Friday, January 30, 2009

The Disastrous Bloomberg Budget

If you weren't sure whether New York City had the highest tax burden in the nation, Mayor Bloomberg is about to remove all doubt. He's about to call for another increase in the sales tax, bringing the rate to 8.75% (from 8.375). Throw in tax (or he'll call it a fee) on plastic bags and I'm sure that local businesses will love that as business goes across the Hudson to New Jersey where Jersey City has an enterprise zone where sales tax is 3.5%. That's on top of reports that the City's economy shrank significantly in 4Q 2008.

Property tax rebates to help lessen the burden on homeowners would be yanked.

Combine tax hikes with a slowing economy is a recipe for disaster, and yet that is what the supposed financial guru Bloomberg is about to achieve.

Bloomberg also throws out the claim that he will chop teachers and police jobs, but that's just a threat to make sure that the tax hikes go through. There's plenty of pork in the NYC budget that isn't addressed, let alone those programs that should have been shuttered years ago but still receive funding. Bloomberg is just another one of those tax and spend nanny staters.
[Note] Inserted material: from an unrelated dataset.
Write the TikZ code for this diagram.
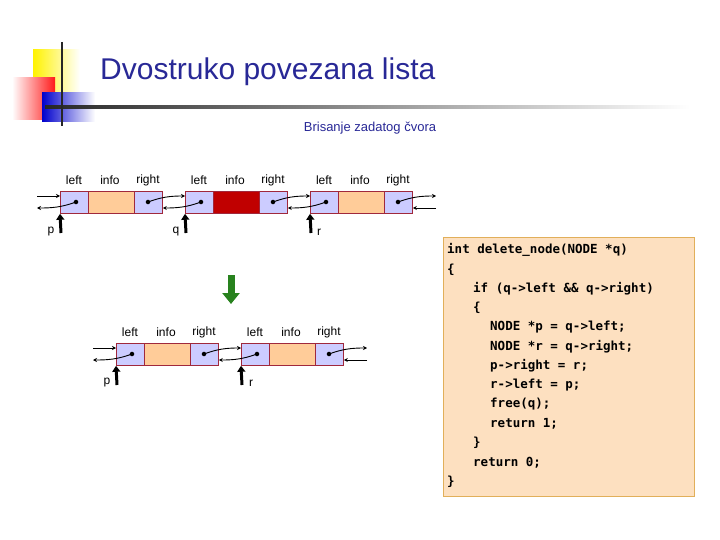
\documentclass[tikz,border=0pt]{standalone}
\usepackage{fontspec}
\setmainfont{Liberation Sans}
\newfontfamily\codefont{DejaVu Sans Mono}
\usetikzlibrary{arrows.meta}
\definecolor{cellb}{RGB}{204,204,255}
\definecolor{cello}{RGB}{255,204,153}
\definecolor{celld}{RGB}{192,0,0}
\definecolor{cellbr}{RGB}{160,40,60}
\definecolor{titleblue}{RGB}{40,40,150}
\definecolor{codebg}{RGB}{253,224,192}
\definecolor{codebd}{RGB}{225,175,90}
\definecolor{arrgreen}{RGB}{40,130,30}
\tikzset{
 cell/.style={draw=cellbr,line width=0.8pt,minimum height=22pt,inner sep=0pt,anchor=north west},
 lbl/.style={font=\fontsize{12}{12}\selectfont,inner sep=0pt},
 ptr/.style={-{Stealth[length=4pt,width=4pt]},line width=0.9pt},
 up/.style={-{Triangle[length=6pt,width=8pt]},line width=3pt},
 dot/.style={circle,fill=black,inner sep=1.6pt},
 code/.style={font=\codefont\bfseries\fontsize{12.5}{12.5}\selectfont,anchor=west,inner sep=0pt}
}
\newcommand{\lnode}[4]{% x, y, name, info colour
 \node[cell,fill=cellb,minimum width=28pt] (#3L) at (#1,#2) {};
 \node[cell,fill=#4,minimum width=46pt] (#3I) at (#1+28,#2) {};
 \node[cell,fill=cellb,minimum width=28pt] (#3R) at (#1+74,#2) {};
 \node[dot] (#3l) at (#1+16,#2+11) {};
 \node[dot] (#3r) at (#1+88,#2+11) {};
 \node[lbl] (#3t1) at (#1+14,#2-11) {left};
 \node[lbl] (#3t2) at (#1+50,#2-11) {info};
 \node[lbl] (#3t3) at (#1+88,#2-11) {right};
}
\begin{document}
\begin{tikzpicture}[x=1pt,y=-1pt]
\useasboundingbox (0,0) rectangle (720,540);
% decoration
\shade[left color=yellow!90!orange,right color=white] (33,50) rectangle (80,98);
\shade[right color=red!90,left color=white] (12,78) rectangle (55,120);
\shade[left color=blue!80!black,right color=white] (42,93) rectangle (95,122);
\shade[left color=black!85,right color=white] (45,106) rectangle (690,109);
\draw[line width=2.5pt,black!85] (62,42) -- (62,126);
\node[text=titleblue,font=\fontsize{30}{30}\selectfont,anchor=west,inner sep=0pt] (title) at (100,72) {Dvostruko povezana lista};
\node[text=titleblue,font=\fontsize{13}{13}\selectfont,inner sep=0pt] (sub) at (370,128) {Brisanje zadatog čvora};
% top list
\lnode{60}{191}{a}{cello}
\lnode{185}{191}{b}{celld}
\lnode{310}{191}{c}{cello}
\coordinate (a0) at (37,196); \coordinate (a1) at (37,208);
\coordinate (c0) at (436,196); \coordinate (c1) at (436,208);
\draw[ptr] (a0) -- (aL.west|-a0);
\draw[ptr] (al.center) to[out=200,in=0] (a1);
\draw[ptr] (ar.center) to[out=20,in=180] (bL.west|-a0);
\draw[ptr] (bl.center) to[out=200,in=0] (aR.east|-a1);
\draw[ptr] (br.center) to[out=20,in=180] (cL.west|-a0);
\draw[ptr] (cl.center) to[out=200,in=0] (bR.east|-a1);
\draw[ptr] (cr.center) to[out=20,in=180] (c0);
\draw[ptr] (c1) -- (cR.east|-c1);
\coordinate (pa) at (61,233); \coordinate (pb) at (186,233); \coordinate (pc) at (311,233);
\draw[up] (pa) -- (aL.south west);
\draw[up] (pb) -- (bL.south west);
\draw[up] (pc) -- (cL.south west);
\node[lbl] (tp) at (51,232) {p};
\node[lbl] (tq) at (176,232) {q};
\node[lbl] (tr) at (319,232) {r};
% green arrow
\coordinate (g0) at (231,275); \coordinate (g1) at (231,304);
\draw[arrgreen,-{Triangle[length=11pt,width=17pt]},line width=7pt] (g0) -- (g1);
% bottom list
\lnode{116}{343}{d}{cello}
\lnode{241}{343}{e}{cello}
\coordinate (d0) at (93,348); \coordinate (d1) at (93,360);
\coordinate (e0) at (367,348); \coordinate (e1) at (367,360);
\draw[ptr] (d0) -- (dL.west|-d0);
\draw[ptr] (dl.center) to[out=200,in=0] (d1);
\draw[ptr] (dr.center) to[out=20,in=180] (eL.west|-d0);
\draw[ptr] (el.center) to[out=200,in=0] (dR.east|-d1);
\draw[ptr] (er.center) to[out=20,in=180] (e0);
\draw[ptr] (e1) -- (eR.east|-e1);
\coordinate (pd) at (117,385); \coordinate (pe) at (242,385);
\draw[up] (pd) -- (dL.south west);
\draw[up] (pe) -- (eL.south west);
\node[lbl] (tp2) at (107,383) {p};
\node[lbl] (tr2) at (251,383) {r};
% code
\node[draw=codebd,fill=codebg,line width=1pt,minimum width=251pt,minimum height=259pt,anchor=north west,inner sep=0pt] (box) at (443,237) {};
\node[code] (k1) at (447,250) {int delete\_node(NODE *q)};
\node[code] (k2) at (447,269.3) {\{};
\node[code] (k3) at (473,288.6) {if (q->left \&\& q->right)};
\node[code] (k4) at (473,307.9) {\{};
\node[code] (k5) at (490,327.2) {NODE *p = q->left;};
\node[code] (k6) at (490,346.5) {NODE *r = q->right;};
\node[code] (k7) at (490,365.8) {p->right = r;};
\node[code] (k8) at (490,385.1) {r->left = p;};
\node[code] (k9) at (490,404.4) {free(q);};
\node[code] (k10) at (490,423.7) {return 1;};
\node[code] (k11) at (473,443) {\}};
\node[code] (k12) at (473,462.3) {return 0;};
\node[code] (k13) at (447,481.6) {\}};
\end{tikzpicture}
\end{document}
Like Governor Paterson, whose tax on soft drinks still being considered in the state but which is opposed by an overwhelming majority of people, Bloomberg is looking for money in all corners of taxpayer pockets without serious consideration to cutting the fat from public payrolls.

UPDATE:
Bloomberg gave his budget presser, and the economic fallout from the financial crisis means that Wall Street firms are set to lose $47 billion from last year.
Wall Street firms will are expected to lose an estimated $47 billion as a result of last year's financial meltdown and potentially even more this year -- dealing a staggering blow to New York's economy and forcing the city to slash 20,000 jobs to close its growing budget gap, Mayor Bloomberg said.

Bloomberg, who presented his plan this afternoon at City Hall to address the city's growing budget problems as the economic picture continues to worsen, said Wall Street's losses will affect the city for years.

The mayor said "you can only get so much blood out of a stone" -- referring to budget cuts and other measures to try and close a looming $4 billion deficit.

He said at least 20,000 municipal workers would have to be let go in order to deal with the gloomy outlook.

Bloomberg said the city is projected to lose nearly 300,000 jobs through 2010 -- an estimated 46,000 from the financial sector alone.
That's $47 billion that wont get turned into tax revenues for redistribution, which means that the city and state and federal government have to find someone else to tax.

Watch Bloomberg use the threat of teacher, police, and fire job cuts to demand that his tax hikes get adopted. It would ignore the real fat in the City's budget and that the city workforce isn't being forced to pare down its benefits or costs. It's just going to slow the increases just a bit even as the feds pump more money to the same failed programs.